Security flaw touches Windows Media Player, IE

"Critical" flaw affects Microsoft's media player and browser, including on Windows XP with SP2, a security firm reports.

Dawn Kawamoto Former Staff writer, CNET News
Dawn Kawamoto covered enterprise security and financial news relating to technology for CNET News.
Dawn Kawamoto
2 min read
A "critical" flaw that affects both Microsoft's Windows Media Player and Internet Explorer has been uncovered, a security company reported late Monday.

The security flaw, which is found in the default installations of Media Player and the IE browser, could let attackers launch a remote execution of code, according to an advisory posted by eEye Digital Security.
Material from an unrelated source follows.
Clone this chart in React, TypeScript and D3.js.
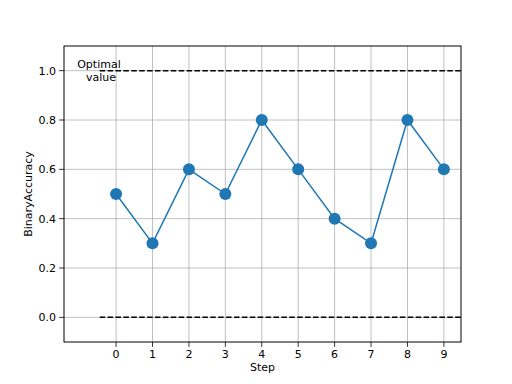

Systems affected by the flaw include Windows XP with Service Pack 1 and Service Pack 2, Windows NT, Windows 2003 and Windows 2003 SP1, and all versions of Windows 2000.

Although eEye does not believe the vulnerability is "wormable," the company rated it "critical" because it could allow for a remote execution of code and affects installations of Media Player and IE at their default settings, an eEye representative said.

"The flaw can be exploited if the user opens a wrong file or goes to a wrong Web site," said Marc Maiffret, eEye's chief hacking officer. "Then the attacker can execute code as the user, who is viewing the file or Web site."

A Microsoft spokeswoman confirmed the software giant had received eEye's advisory, but noted that because details of the vulnerabilities were not made public, there haven't been any known attempts to exploit the flaws.

The Microsoft Security Response Center continues to investigate the report, the spokeswoman said.

The discovery of this latest flaw comes days after Microsoft issued an advisory that a security patch it released early last week contained problems that could, in some instances, lock people out of their PC. As part of its regular monthly patching schedule, Microsoft last week issued patches for 14 security flaws in Windows, one of which had the potential to be exploited by a major worm.

eEye noted that the latest vulnerability is not linked to any of the 14 security flaws patched last week.